Close-ups of the elephant depict an exhausted beast, staring blankly into the camera. Likewise, Orwell's elephant, having rampaged through a village, is reduced to tortured gasps after it is shot by the writer, then a police officer in Mawlamyine, Burma. In the essay, Orwell kills the pacified animal for no reason other than to save face before a crowd of Burmese, displacing colonial responsibility onto the "natives" who invest expectations onto "the white man." Working against the essay's colonial gaze, where the creature becomes a function of colonial legitimacy and a form of property, Rungjang's intimate camerawork diverts our attention back to the misunderstood elephant, whose running amok could be perceived anew as a brief struggle for freedom.

The animal could also be seen as a parallel for Wanduze Ali, who tells of a life freighted with cruelties via text on a screen in the middle of the exhibition space. Yet it is Ali's refusal to surrender, as illustrated by his multiple escapes from domestic abusers and sex traffickers, that reveals his extraordinary fortitude. Both Ali and the elephant are figures of fungibility and fugitivity, where escape becomes their only means to reclaim agency in a world that reduces them to deviants and commodities.
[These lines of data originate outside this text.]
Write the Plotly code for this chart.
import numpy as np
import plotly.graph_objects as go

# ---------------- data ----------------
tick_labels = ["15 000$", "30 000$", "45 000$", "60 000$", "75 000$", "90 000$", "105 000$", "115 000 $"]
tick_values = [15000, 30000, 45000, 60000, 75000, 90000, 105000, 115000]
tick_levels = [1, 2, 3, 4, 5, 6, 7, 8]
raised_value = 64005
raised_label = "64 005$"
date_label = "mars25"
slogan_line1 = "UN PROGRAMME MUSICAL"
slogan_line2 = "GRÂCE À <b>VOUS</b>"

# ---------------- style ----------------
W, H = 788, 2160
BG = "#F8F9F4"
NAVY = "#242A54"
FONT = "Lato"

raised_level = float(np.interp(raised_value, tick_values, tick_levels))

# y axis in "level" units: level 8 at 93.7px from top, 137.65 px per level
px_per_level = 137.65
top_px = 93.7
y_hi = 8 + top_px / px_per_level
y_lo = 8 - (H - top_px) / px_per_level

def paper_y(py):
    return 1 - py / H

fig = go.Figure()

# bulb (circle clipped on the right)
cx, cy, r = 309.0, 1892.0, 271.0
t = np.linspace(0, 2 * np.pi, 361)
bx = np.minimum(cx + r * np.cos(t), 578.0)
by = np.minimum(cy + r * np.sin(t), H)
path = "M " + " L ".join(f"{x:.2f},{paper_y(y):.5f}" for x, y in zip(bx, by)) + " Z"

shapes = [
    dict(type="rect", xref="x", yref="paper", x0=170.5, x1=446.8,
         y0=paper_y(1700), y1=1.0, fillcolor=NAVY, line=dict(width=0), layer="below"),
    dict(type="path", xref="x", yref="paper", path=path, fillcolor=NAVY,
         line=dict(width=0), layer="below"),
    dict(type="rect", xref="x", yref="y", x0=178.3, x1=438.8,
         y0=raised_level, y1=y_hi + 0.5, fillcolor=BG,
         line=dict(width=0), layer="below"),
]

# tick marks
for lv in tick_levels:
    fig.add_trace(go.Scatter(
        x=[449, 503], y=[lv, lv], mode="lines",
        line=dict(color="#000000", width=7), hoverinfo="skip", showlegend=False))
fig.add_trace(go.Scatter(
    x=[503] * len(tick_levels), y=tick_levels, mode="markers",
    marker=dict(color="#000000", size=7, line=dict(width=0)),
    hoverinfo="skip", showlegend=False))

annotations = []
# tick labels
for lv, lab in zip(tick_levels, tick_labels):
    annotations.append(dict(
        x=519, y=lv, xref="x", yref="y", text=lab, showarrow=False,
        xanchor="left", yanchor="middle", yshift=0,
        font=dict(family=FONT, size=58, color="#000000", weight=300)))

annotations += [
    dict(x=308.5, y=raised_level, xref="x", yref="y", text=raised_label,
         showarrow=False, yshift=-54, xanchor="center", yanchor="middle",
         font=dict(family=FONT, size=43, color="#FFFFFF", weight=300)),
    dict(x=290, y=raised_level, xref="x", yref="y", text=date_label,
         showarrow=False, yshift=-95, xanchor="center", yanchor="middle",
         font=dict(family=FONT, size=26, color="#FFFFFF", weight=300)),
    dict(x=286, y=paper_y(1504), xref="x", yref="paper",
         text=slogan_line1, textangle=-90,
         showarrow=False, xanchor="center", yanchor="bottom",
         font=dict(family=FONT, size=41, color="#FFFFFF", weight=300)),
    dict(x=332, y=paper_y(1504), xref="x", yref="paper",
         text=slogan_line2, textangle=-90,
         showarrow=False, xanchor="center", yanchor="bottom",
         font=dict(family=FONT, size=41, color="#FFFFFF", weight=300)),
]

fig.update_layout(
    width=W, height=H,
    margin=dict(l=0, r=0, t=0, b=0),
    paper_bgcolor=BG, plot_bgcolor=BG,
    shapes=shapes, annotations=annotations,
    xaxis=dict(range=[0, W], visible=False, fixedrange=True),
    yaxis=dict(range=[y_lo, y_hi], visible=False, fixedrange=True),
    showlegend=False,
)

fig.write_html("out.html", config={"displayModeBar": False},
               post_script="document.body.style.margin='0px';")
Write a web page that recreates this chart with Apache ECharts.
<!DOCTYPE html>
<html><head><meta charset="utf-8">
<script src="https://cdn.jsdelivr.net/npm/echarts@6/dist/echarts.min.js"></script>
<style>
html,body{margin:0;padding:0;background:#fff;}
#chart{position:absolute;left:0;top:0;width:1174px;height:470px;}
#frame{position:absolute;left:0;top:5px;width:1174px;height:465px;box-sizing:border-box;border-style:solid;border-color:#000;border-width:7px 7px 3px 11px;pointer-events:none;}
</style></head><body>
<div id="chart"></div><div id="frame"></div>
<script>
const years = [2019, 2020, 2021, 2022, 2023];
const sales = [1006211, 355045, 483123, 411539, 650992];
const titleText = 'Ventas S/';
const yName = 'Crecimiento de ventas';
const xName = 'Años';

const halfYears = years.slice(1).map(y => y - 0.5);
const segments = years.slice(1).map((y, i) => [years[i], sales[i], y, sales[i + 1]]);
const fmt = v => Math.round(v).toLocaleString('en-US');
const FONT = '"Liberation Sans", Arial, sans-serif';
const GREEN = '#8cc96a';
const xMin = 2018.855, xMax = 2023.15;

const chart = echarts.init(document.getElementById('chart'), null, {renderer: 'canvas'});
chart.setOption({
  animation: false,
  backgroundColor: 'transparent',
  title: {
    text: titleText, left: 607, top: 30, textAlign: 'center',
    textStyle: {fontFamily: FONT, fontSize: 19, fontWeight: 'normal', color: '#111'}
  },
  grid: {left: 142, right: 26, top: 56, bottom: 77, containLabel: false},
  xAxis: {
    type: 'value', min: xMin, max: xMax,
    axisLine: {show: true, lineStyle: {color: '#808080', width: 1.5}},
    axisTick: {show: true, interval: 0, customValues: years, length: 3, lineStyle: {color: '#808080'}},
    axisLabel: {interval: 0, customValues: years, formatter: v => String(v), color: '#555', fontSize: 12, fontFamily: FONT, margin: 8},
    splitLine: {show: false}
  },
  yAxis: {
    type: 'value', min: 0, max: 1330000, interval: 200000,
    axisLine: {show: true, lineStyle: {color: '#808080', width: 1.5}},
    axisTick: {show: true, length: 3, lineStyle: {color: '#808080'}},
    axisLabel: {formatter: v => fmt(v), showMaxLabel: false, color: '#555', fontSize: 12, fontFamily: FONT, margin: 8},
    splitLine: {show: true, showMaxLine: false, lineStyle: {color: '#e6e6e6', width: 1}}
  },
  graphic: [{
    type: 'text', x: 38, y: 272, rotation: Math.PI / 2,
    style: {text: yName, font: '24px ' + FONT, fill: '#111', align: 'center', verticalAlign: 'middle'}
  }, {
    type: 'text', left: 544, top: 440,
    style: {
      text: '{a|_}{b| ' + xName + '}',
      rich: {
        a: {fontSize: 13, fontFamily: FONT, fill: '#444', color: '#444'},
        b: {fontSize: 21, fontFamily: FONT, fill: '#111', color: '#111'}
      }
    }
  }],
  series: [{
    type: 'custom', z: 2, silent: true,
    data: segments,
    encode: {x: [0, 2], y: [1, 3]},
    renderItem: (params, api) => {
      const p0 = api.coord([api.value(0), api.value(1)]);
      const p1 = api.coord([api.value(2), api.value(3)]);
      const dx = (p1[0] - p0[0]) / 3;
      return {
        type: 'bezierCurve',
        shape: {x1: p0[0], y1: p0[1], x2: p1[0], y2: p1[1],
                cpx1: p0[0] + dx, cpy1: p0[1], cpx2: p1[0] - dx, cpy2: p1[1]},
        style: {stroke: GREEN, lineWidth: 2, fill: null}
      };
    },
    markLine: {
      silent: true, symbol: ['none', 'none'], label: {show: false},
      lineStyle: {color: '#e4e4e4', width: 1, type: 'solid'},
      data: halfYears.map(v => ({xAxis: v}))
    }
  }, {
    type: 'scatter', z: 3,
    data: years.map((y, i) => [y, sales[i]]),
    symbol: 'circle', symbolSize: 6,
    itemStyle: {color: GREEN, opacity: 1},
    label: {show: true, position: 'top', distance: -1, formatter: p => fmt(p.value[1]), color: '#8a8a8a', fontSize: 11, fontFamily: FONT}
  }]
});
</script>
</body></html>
Rungjang's laconic testimonies are pockmarked by gaps that are, at the same time. invitations to seek connections. In these works, autobiography is not limited to the first-person singular, but draws upon an affinitive community of shared experiences surrounding xenophobic violence, dispossession, and border-crossing. Indeed, the exhibition's title, "They Beat Your Father," held onto the promise of community by interpellating its audience—these stories also belong to you.